Copy out every line of the data exactly.

Records for this task:
————————
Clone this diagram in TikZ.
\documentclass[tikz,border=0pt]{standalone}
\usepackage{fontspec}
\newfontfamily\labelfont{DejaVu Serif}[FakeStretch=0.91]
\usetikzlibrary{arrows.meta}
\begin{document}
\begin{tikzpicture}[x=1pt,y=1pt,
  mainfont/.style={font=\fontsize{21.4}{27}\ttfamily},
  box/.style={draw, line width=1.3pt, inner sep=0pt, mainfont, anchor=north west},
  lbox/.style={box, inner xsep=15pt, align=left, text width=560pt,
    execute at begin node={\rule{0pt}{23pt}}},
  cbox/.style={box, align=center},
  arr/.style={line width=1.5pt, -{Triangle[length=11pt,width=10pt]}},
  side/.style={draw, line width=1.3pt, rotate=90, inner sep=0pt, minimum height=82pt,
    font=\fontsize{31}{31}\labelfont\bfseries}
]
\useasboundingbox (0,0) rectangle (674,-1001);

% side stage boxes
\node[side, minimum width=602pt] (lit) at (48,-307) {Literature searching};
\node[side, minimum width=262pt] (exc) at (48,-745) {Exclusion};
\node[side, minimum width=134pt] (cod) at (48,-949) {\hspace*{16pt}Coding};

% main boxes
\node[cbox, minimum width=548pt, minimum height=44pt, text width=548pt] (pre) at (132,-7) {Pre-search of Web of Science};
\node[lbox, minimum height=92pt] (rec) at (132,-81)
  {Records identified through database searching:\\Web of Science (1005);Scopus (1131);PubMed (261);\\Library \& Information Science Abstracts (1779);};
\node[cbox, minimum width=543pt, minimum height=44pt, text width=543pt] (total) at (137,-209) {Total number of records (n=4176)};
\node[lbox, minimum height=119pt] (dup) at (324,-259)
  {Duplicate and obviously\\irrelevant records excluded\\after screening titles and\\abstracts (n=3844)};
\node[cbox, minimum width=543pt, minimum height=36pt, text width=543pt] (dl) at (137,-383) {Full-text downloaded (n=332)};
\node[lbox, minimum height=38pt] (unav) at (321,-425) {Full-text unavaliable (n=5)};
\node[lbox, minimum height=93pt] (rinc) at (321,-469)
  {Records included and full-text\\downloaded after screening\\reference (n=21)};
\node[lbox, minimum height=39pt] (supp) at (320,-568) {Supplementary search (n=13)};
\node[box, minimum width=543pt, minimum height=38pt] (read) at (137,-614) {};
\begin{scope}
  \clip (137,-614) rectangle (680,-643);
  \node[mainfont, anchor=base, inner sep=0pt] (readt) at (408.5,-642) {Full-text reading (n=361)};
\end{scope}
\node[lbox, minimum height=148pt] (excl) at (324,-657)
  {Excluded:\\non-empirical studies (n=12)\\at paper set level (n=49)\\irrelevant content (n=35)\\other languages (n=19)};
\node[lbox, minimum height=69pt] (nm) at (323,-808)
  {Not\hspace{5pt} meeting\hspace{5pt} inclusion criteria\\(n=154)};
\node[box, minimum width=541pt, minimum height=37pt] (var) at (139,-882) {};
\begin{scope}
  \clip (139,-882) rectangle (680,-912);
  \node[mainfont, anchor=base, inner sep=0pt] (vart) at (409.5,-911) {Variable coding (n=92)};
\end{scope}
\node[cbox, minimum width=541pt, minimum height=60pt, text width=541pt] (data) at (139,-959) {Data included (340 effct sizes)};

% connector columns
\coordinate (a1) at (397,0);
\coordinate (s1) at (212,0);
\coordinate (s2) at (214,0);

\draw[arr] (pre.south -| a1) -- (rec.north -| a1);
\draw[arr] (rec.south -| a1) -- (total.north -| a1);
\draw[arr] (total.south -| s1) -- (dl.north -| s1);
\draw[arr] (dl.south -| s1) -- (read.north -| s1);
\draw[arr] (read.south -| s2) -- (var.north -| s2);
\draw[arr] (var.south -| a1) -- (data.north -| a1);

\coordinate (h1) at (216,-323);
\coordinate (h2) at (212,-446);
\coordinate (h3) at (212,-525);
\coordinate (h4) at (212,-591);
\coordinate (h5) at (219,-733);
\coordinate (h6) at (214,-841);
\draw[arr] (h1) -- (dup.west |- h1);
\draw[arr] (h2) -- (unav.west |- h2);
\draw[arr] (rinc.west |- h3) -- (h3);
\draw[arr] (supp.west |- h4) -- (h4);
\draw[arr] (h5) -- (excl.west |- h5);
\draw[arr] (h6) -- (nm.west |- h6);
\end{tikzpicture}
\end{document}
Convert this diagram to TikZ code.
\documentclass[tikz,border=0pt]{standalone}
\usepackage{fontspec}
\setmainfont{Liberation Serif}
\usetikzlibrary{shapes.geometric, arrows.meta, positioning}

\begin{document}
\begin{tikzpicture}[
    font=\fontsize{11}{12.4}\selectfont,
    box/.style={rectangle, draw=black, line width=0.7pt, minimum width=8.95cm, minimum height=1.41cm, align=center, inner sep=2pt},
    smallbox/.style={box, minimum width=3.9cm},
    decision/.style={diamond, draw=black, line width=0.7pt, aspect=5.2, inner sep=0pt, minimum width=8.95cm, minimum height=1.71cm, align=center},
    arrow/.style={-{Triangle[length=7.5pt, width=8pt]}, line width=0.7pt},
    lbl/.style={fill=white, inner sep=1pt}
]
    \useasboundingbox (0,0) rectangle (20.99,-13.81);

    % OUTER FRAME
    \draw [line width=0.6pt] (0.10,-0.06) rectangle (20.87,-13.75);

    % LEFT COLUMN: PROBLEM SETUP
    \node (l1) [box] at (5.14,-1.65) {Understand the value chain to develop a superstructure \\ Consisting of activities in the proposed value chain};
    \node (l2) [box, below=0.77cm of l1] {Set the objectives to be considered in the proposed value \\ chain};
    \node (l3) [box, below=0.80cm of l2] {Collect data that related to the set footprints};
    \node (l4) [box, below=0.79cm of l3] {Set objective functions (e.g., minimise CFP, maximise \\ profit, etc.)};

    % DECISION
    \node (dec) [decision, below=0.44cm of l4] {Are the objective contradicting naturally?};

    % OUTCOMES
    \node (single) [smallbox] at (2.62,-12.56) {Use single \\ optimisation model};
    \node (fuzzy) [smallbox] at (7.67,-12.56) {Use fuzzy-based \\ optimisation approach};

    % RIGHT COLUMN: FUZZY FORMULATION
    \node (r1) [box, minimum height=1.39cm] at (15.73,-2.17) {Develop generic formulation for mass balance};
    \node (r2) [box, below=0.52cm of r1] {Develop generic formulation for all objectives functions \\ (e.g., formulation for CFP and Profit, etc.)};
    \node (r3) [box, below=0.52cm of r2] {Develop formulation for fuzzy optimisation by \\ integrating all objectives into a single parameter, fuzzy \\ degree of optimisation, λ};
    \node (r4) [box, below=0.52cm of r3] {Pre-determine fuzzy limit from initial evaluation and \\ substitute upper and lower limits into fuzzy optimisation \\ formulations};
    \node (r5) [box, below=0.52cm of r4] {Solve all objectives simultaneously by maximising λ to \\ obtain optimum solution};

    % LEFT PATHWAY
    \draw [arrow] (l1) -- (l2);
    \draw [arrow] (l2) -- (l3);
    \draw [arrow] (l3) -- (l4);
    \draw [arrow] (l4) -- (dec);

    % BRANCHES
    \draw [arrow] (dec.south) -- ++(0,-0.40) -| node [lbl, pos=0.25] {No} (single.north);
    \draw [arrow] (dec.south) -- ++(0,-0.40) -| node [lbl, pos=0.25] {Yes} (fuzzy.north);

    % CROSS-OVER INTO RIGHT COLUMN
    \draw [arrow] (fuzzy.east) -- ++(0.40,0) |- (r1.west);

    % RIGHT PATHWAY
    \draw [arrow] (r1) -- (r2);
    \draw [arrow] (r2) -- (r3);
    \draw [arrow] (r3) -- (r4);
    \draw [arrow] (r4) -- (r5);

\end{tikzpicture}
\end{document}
————————
Solution for this exercise:
Clone this diagram in TikZ.
\documentclass[tikz,border=0pt]{standalone}
\usepackage{fontspec}
\newfontfamily\labelfont{DejaVu Serif}[FakeStretch=0.91]
\usetikzlibrary{arrows.meta}
\begin{document}
\begin{tikzpicture}[x=1pt,y=1pt,
  mainfont/.style={font=\fontsize{21.4}{27}\ttfamily},
  box/.style={draw, line width=1.3pt, inner sep=0pt, mainfont, anchor=north west},
  lbox/.style={box, inner xsep=15pt, align=left, text width=560pt,
    execute at begin node={\rule{0pt}{23pt}}},
  cbox/.style={box, align=center},
  arr/.style={line width=1.5pt, -{Triangle[length=11pt,width=10pt]}},
  side/.style={draw, line width=1.3pt, rotate=90, inner sep=0pt, minimum height=82pt,
    font=\fontsize{31}{31}\labelfont\bfseries}
]
\useasboundingbox (0,0) rectangle (674,-1001);

% side stage boxes
\node[side, minimum width=602pt] (lit) at (48,-307) {Literature searching};
\node[side, minimum width=262pt] (exc) at (48,-745) {Exclusion};
\node[side, minimum width=134pt] (cod) at (48,-949) {\hspace*{16pt}Coding};

% main boxes
\node[cbox, minimum width=548pt, minimum height=44pt, text width=548pt] (pre) at (132,-7) {Pre-search of Web of Science};
\node[lbox, minimum height=92pt] (rec) at (132,-81)
  {Records identified through database searching:\\Web of Science (1005);Scopus (1131);PubMed (261);\\Library \& Information Science Abstracts (1779);};
\node[cbox, minimum width=543pt, minimum height=44pt, text width=543pt] (total) at (137,-209) {Total number of records (n=4176)};
\node[lbox, minimum height=119pt] (dup) at (324,-259)
  {Duplicate and obviously\\irrelevant records excluded\\after screening titles and\\abstracts (n=3844)};
\node[cbox, minimum width=543pt, minimum height=36pt, text width=543pt] (dl) at (137,-383) {Full-text downloaded (n=332)};
\node[lbox, minimum height=38pt] (unav) at (321,-425) {Full-text unavaliable (n=5)};
\node[lbox, minimum height=93pt] (rinc) at (321,-469)
  {Records included and full-text\\downloaded after screening\\reference (n=21)};
\node[lbox, minimum height=39pt] (supp) at (320,-568) {Supplementary search (n=13)};
\node[box, minimum width=543pt, minimum height=38pt] (read) at (137,-614) {};
\begin{scope}
  \clip (137,-614) rectangle (680,-643);
  \node[mainfont, anchor=base, inner sep=0pt] (readt) at (408.5,-642) {Full-text reading (n=361)};
\end{scope}
\node[lbox, minimum height=148pt] (excl) at (324,-657)
  {Excluded:\\non-empirical studies (n=12)\\at paper set level (n=49)\\irrelevant content (n=35)\\other languages (n=19)};
\node[lbox, minimum height=69pt] (nm) at (323,-808)
  {Not\hspace{5pt} meeting\hspace{5pt} inclusion criteria\\(n=154)};
\node[box, minimum width=541pt, minimum height=37pt] (var) at (139,-882) {};
\begin{scope}
  \clip (139,-882) rectangle (680,-912);
  \node[mainfont, anchor=base, inner sep=0pt] (vart) at (409.5,-911) {Variable coding (n=92)};
\end{scope}
\node[cbox, minimum width=541pt, minimum height=60pt, text width=541pt] (data) at (139,-959) {Data included (340 effct sizes)};

% connector columns
\coordinate (a1) at (397,0);
\coordinate (s1) at (212,0);
\coordinate (s2) at (214,0);

\draw[arr] (pre.south -| a1) -- (rec.north -| a1);
\draw[arr] (rec.south -| a1) -- (total.north -| a1);
\draw[arr] (total.south -| s1) -- (dl.north -| s1);
\draw[arr] (dl.south -| s1) -- (read.north -| s1);
\draw[arr] (read.south -| s2) -- (var.north -| s2);
\draw[arr] (var.south -| a1) -- (data.north -| a1);

\coordinate (h1) at (216,-323);
\coordinate (h2) at (212,-446);
\coordinate (h3) at (212,-525);
\coordinate (h4) at (212,-591);
\coordinate (h5) at (219,-733);
\coordinate (h6) at (214,-841);
\draw[arr] (h1) -- (dup.west |- h1);
\draw[arr] (h2) -- (unav.west |- h2);
\draw[arr] (rinc.west |- h3) -- (h3);
\draw[arr] (supp.west |- h4) -- (h4);
\draw[arr] (h5) -- (excl.west |- h5);
\draw[arr] (h6) -- (nm.west |- h6);
\end{tikzpicture}
\end{document}
Convert this diagram to TikZ code.
\documentclass[tikz,border=0pt]{standalone}
\usepackage{fontspec}
\setmainfont{Liberation Serif}
\usetikzlibrary{shapes.geometric, arrows.meta, positioning}

\begin{document}
\begin{tikzpicture}[
    font=\fontsize{11}{12.4}\selectfont,
    box/.style={rectangle, draw=black, line width=0.7pt, minimum width=8.95cm, minimum height=1.41cm, align=center, inner sep=2pt},
    smallbox/.style={box, minimum width=3.9cm},
    decision/.style={diamond, draw=black, line width=0.7pt, aspect=5.2, inner sep=0pt, minimum width=8.95cm, minimum height=1.71cm, align=center},
    arrow/.style={-{Triangle[length=7.5pt, width=8pt]}, line width=0.7pt},
    lbl/.style={fill=white, inner sep=1pt}
]
    \useasboundingbox (0,0) rectangle (20.99,-13.81);

    % OUTER FRAME
    \draw [line width=0.6pt] (0.10,-0.06) rectangle (20.87,-13.75);

    % LEFT COLUMN: PROBLEM SETUP
    \node (l1) [box] at (5.14,-1.65) {Understand the value chain to develop a superstructure \\ Consisting of activities in the proposed value chain};
    \node (l2) [box, below=0.77cm of l1] {Set the objectives to be considered in the proposed value \\ chain};
    \node (l3) [box, below=0.80cm of l2] {Collect data that related to the set footprints};
    \node (l4) [box, below=0.79cm of l3] {Set objective functions (e.g., minimise CFP, maximise \\ profit, etc.)};

    % DECISION
    \node (dec) [decision, below=0.44cm of l4] {Are the objective contradicting naturally?};

    % OUTCOMES
    \node (single) [smallbox] at (2.62,-12.56) {Use single \\ optimisation model};
    \node (fuzzy) [smallbox] at (7.67,-12.56) {Use fuzzy-based \\ optimisation approach};

    % RIGHT COLUMN: FUZZY FORMULATION
    \node (r1) [box, minimum height=1.39cm] at (15.73,-2.17) {Develop generic formulation for mass balance};
    \node (r2) [box, below=0.52cm of r1] {Develop generic formulation for all objectives functions \\ (e.g., formulation for CFP and Profit, etc.)};
    \node (r3) [box, below=0.52cm of r2] {Develop formulation for fuzzy optimisation by \\ integrating all objectives into a single parameter, fuzzy \\ degree of optimisation, λ};
    \node (r4) [box, below=0.52cm of r3] {Pre-determine fuzzy limit from initial evaluation and \\ substitute upper and lower limits into fuzzy optimisation \\ formulations};
    \node (r5) [box, below=0.52cm of r4] {Solve all objectives simultaneously by maximising λ to \\ obtain optimum solution};

    % LEFT PATHWAY
    \draw [arrow] (l1) -- (l2);
    \draw [arrow] (l2) -- (l3);
    \draw [arrow] (l3) -- (l4);
    \draw [arrow] (l4) -- (dec);

    % BRANCHES
    \draw [arrow] (dec.south) -- ++(0,-0.40) -| node [lbl, pos=0.25] {No} (single.north);
    \draw [arrow] (dec.south) -- ++(0,-0.40) -| node [lbl, pos=0.25] {Yes} (fuzzy.north);

    % CROSS-OVER INTO RIGHT COLUMN
    \draw [arrow] (fuzzy.east) -- ++(0.40,0) |- (r1.west);

    % RIGHT PATHWAY
    \draw [arrow] (r1) -- (r2);
    \draw [arrow] (r2) -- (r3);
    \draw [arrow] (r3) -- (r4);
    \draw [arrow] (r4) -- (r5);

\end{tikzpicture}
\end{document}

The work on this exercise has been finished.